Most financial institutions’ policy on fund availability is to make funds from deposited checks available on the first business day after they are received, according to the FAQ page of one of the nation’s largest banks. But data can trigger a deposit hold on these funds and delay availability for up to 7 business days when an account shows frequent overdrafts, when a deposit exceeds the total available balance in the account, or when the customer has no longstanding relationship with the institution.
Think of it this way: If an account holder had a long-standing relationship, made no overdrafts, and checks deposited followed a consistent pattern, could data be used to go the other way? To make funds more available and faster?
Just getting everything on one platform could make that possible while managing delays needed to prevent fraud.
“Right now, institutions have to manage different fraud risks in different channels, and it can be different for one provider compared to another, and the systems together can have weaknesses,” Schwabline says. “If institutions took all those technology pieces throughout their aging check infrastructure and brought them into a single source, you no longer have all these disparate systems and the risks they create.”
Democratizing Check Processing
Banks and credit unions no longer need to guide account holders to channels based on the idiosyncrasies of the software for that channel. They can now democratize their options. When a business needs funds quickly from a check, they can choose a channel that works with their needs and not just “the fastest option.”
Where does the problem lie? If businesses are charged a fee for the value of quick fund availability (especially when the only reason the fee needs to exist is because of an old tech stack), they won’t consider that a great experience.
“We had a bank customer that until recently was charging people for mobile deposit capture,” Schwabline says. “They were guiding activity to the branch with a fee.” What if the options institutions provided were based on value instead of outdated technology?
Staff know account holders personally when they have interacted with them before. “But they don’t know what their trends have been for depositing through mobile, or how many deposits have ever been bad from [the depositor],” Ashish Bhatia, vice president of product management for Payments at Alogent, tells The Financial Brand. “When the data is in place, you can have a customer score that looks back 90 days at what checks they have made and if there were ever any issues.”
The question for institutions to consider, Bhatia suggests, is: “Do you look at the transaction or the depositor right now? Most check processes follow rules that treat every transaction the same. What if a depositor needs an amount today from a check they’ve cashed many times? What if it’s from the same entity, for a similar amount, and there’s no history of a problem? What could we do for that customer if we knew their past performance when they needed faster fund availability?”
Building a Successful Check Process for the Future
To deliver a noticeable change for businesses and consumers, check operations must become much more efficient for institutions as well.
“There’s room to explore differentiation through the check experience because of how much waste happens in all the technology,” Schwabline says. “The cost savings available from eliminating operating drag, software cost and maintenance, and resources spent on fraud prevention are substantial.”
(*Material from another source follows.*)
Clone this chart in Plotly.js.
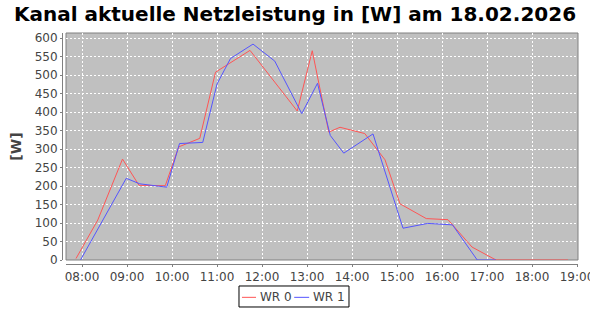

But to achieve the operational shift needed to democratize deposit choices for businesses and consumers, executives need to look deeper than just how things look, Bhatia says.
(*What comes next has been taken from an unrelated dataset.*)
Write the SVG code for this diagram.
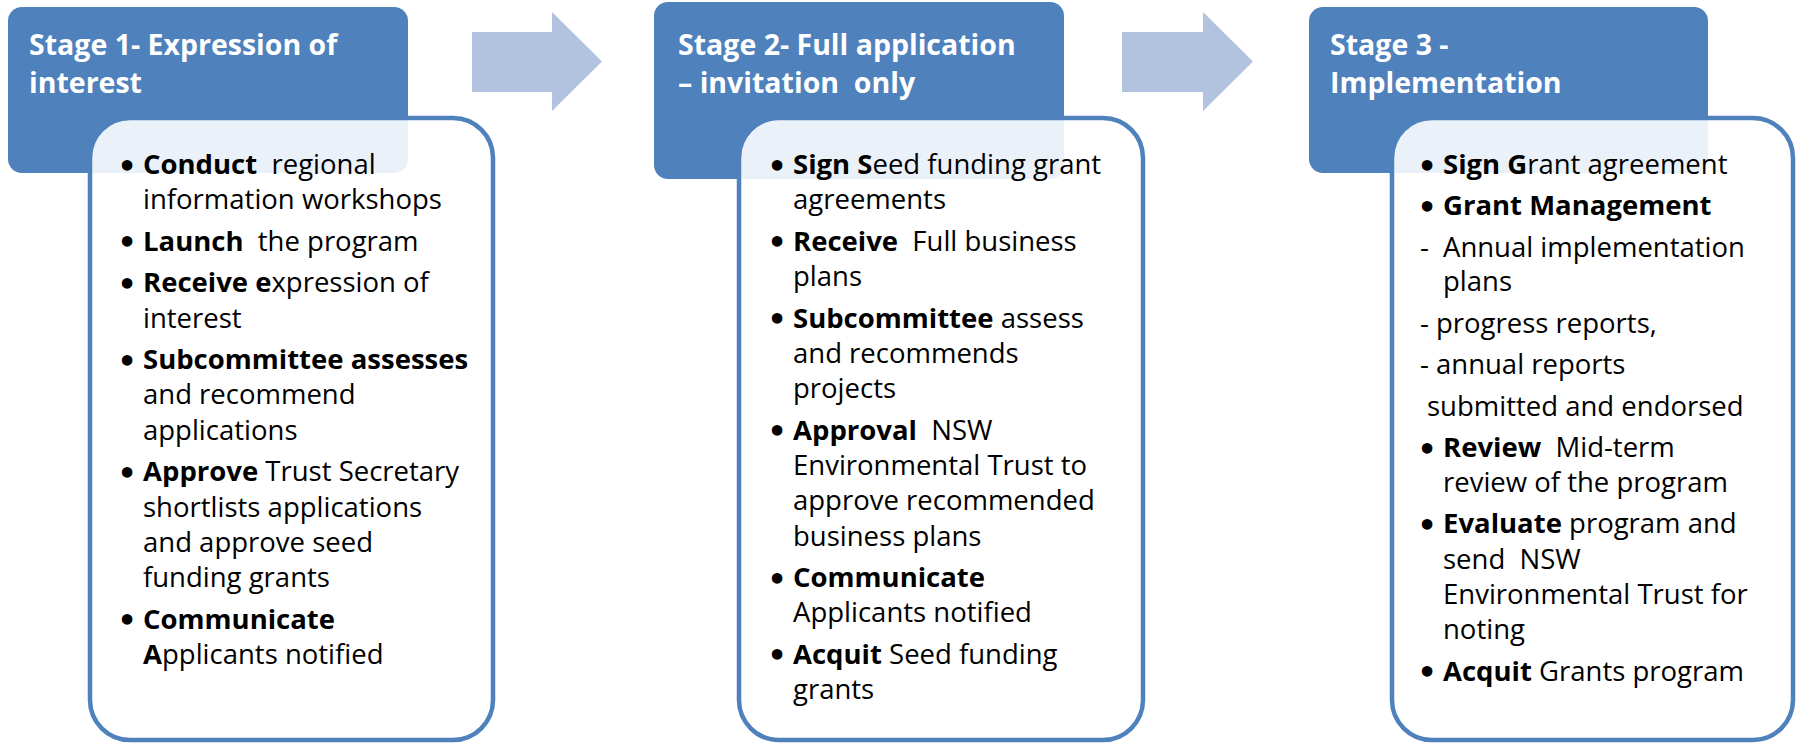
<svg xmlns="http://www.w3.org/2000/svg" width="1801" height="744" viewBox="0 0 1801 744">
<style>
.hdr{fill:#4F81BD}
.body{fill:#fff;fill-opacity:0.89;stroke:#4F81BD;stroke-width:4.5}
.ttl{font-family:"Open Sans","Liberation Sans",sans-serif;font-size:28.5px;font-weight:bold;fill:#fff;white-space:pre}
.t{font-family:"Open Sans","Liberation Sans",sans-serif;font-size:27.5px;fill:#000;white-space:pre}
.b{font-weight:bold}
.bul{text-anchor:middle;font-family:"DejaVu Sans",sans-serif;font-size:30px;font-weight:bold;fill:#000}
.arr{fill:#B2C3DF}
</style>
<rect width="1801" height="744" fill="#fff"/>
<g id="connectors">
<polygon class="arr" points="472,32 552,32 552,12 602,61.5 552,111 552,92 472,92"/>
<polygon class="arr" points="1122,32 1203,32 1203,12 1253,61.5 1203,111 1203,92 1122,92"/>
</g>
<g id="stage1">
<rect class="hdr" x="8" y="7" width="400" height="166" rx="14"/>
<text class="ttl" x="29" y="55">Stage 1- Expression of</text>
<text class="ttl" x="29" y="92.5">interest</text>
<rect class="body" x="90" y="118" width="403" height="622" rx="40"/>
<text class="bul" x="127" y="176.5">•</text>
<text class="t" x="143" y="174" xml:space="preserve"><tspan class="b">Conduct</tspan>  regional</text>
<text class="t" x="143" y="209.3">information workshops</text>
<text class="bul" x="127" y="253.3">•</text>
<text class="t" x="143" y="250.8" xml:space="preserve"><tspan class="b">Launch</tspan>  the program</text>
<text class="bul" x="127" y="294.8">•</text>
<text class="t" x="143" y="292.3"><tspan class="b">Receive e</tspan>xpression of</text>
<text class="t" x="143" y="327.6">interest</text>
<text class="bul" x="127" y="371.6">•</text>
<text class="t b" x="143" y="369.1">Subcommittee assesses</text>
<text class="t" x="143" y="404.4">and recommend</text>
<text class="t" x="143" y="439.7">applications</text>
<text class="bul" x="127" y="483.7">•</text>
<text class="t" x="143" y="481.2" xml:space="preserve"><tspan class="b">Approve</tspan> Trust Secretary</text>
<text class="t" x="143" y="516.5">shortlists applications</text>
<text class="t" x="143" y="551.8">and approve seed</text>
<text class="t" x="143" y="587.1">funding grants</text>
<text class="bul" x="127" y="631.1">•</text>
<text class="t b" x="143" y="628.6">Communicate</text>
<text class="t" x="143" y="663.9"><tspan class="b">A</tspan>pplicants notified</text>
</g>
<g id="stage2">
<rect class="hdr" x="654" y="2" width="410" height="177" rx="14"/>
<text class="ttl" x="678" y="55">Stage 2- Full application</text>
<text class="ttl" x="678" y="92.5" xml:space="preserve">– invitation  only</text>
<rect class="body" x="739" y="118" width="404" height="622" rx="40"/>
<text class="bul" x="777" y="176.5">•</text>
<text class="t" x="793" y="174"><tspan class="b">Sign S</tspan>eed funding grant</text>
<text class="t" x="793" y="209.3">agreements</text>
<text class="bul" x="777" y="253.3">•</text>
<text class="t" x="793" y="250.8" xml:space="preserve"><tspan class="b">Receive</tspan>  Full business</text>
<text class="t" x="793" y="286.1">plans</text>
<text class="bul" x="777" y="330.1">•</text>
<text class="t" x="793" y="327.6" xml:space="preserve"><tspan class="b">Subcommittee</tspan> assess</text>
<text class="t" x="793" y="362.9">and recommends</text>
<text class="t" x="793" y="398.2">projects</text>
<text class="bul" x="777" y="442.2">•</text>
<text class="t" x="793" y="439.7" xml:space="preserve"><tspan class="b">Approval</tspan>  NSW</text>
<text class="t" x="793" y="475">Environmental Trust to</text>
<text class="t" x="793" y="510.3">approve recommended</text>
<text class="t" x="793" y="545.6">business plans</text>
<text class="bul" x="777" y="589.6">•</text>
<text class="t b" x="793" y="587.1">Communicate</text>
<text class="t" x="793" y="622.4">Applicants notified</text>
<text class="bul" x="777" y="666.4">•</text>
<text class="t" x="793" y="663.9" xml:space="preserve"><tspan class="b">Acquit</tspan> Seed funding</text>
<text class="t" x="793" y="699.2">grants</text>
</g>
<g id="stage3">
<rect class="hdr" x="1309" y="7" width="399" height="166" rx="14"/>
<text class="ttl" x="1330" y="55">Stage 3 -</text>
<text class="ttl" x="1330" y="92.5">Implementation</text>
<rect class="body" x="1392" y="118" width="401" height="622" rx="40"/>
<text class="bul" x="1427" y="176.5">•</text>
<text class="t" x="1443" y="174"><tspan class="b">Sign G</tspan>rant agreement</text>
<text class="bul" x="1427" y="217.9">•</text>
<text class="t b" x="1443" y="215.4">Grant Management</text>
<text class="t" x="1420" y="256.8">-</text>
<text class="t" x="1443" y="256.8">Annual implementation</text>
<text class="t" x="1443" y="291.3">plans</text>
<text class="t" x="1420" y="333">- progress reports,</text>
<text class="t" x="1420" y="374.4">- annual reports</text>
<text class="t" x="1427" y="415.8">submitted and endorsed</text>
<text class="bul" x="1427" y="459.7">•</text>
<text class="t" x="1443" y="457.2" xml:space="preserve"><tspan class="b">Review</tspan>  Mid-term</text>
<text class="t" x="1443" y="492">review of the program</text>
<text class="bul" x="1427" y="535.9">•</text>
<text class="t" x="1443" y="533.4" xml:space="preserve"><tspan class="b">Evaluate</tspan> program and</text>
<text class="t" x="1443" y="568.5" xml:space="preserve">send  NSW</text>
<text class="t" x="1443" y="603.5">Environmental Trust for</text>
<text class="t" x="1443" y="638.5">noting</text>
<text class="bul" x="1427" y="683">•</text>
<text class="t" x="1443" y="680.5" xml:space="preserve"><tspan class="b">Acquit</tspan> Grants program</text>
</g>
</svg>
“When it comes to modernizing check processing, leaders often think in terms of ‘the front’ or ‘the back,’ rather than optimizing the entire chain of custody from start to end,” he says. “Consider going beyond the pretty pieces on the front that people see and beyond adding a new consolidator with a bunch of old systems plugged into it.”
Reskinning or back-end-only approaches leave staff with the same system they had before. And customers and member continue to receive the same experience they had before. If institutions want new ways to differentiate in retail banking, they have to go looking for value no one else has: With technology available today, relationship and behavior-based fund availability could be that differentiator.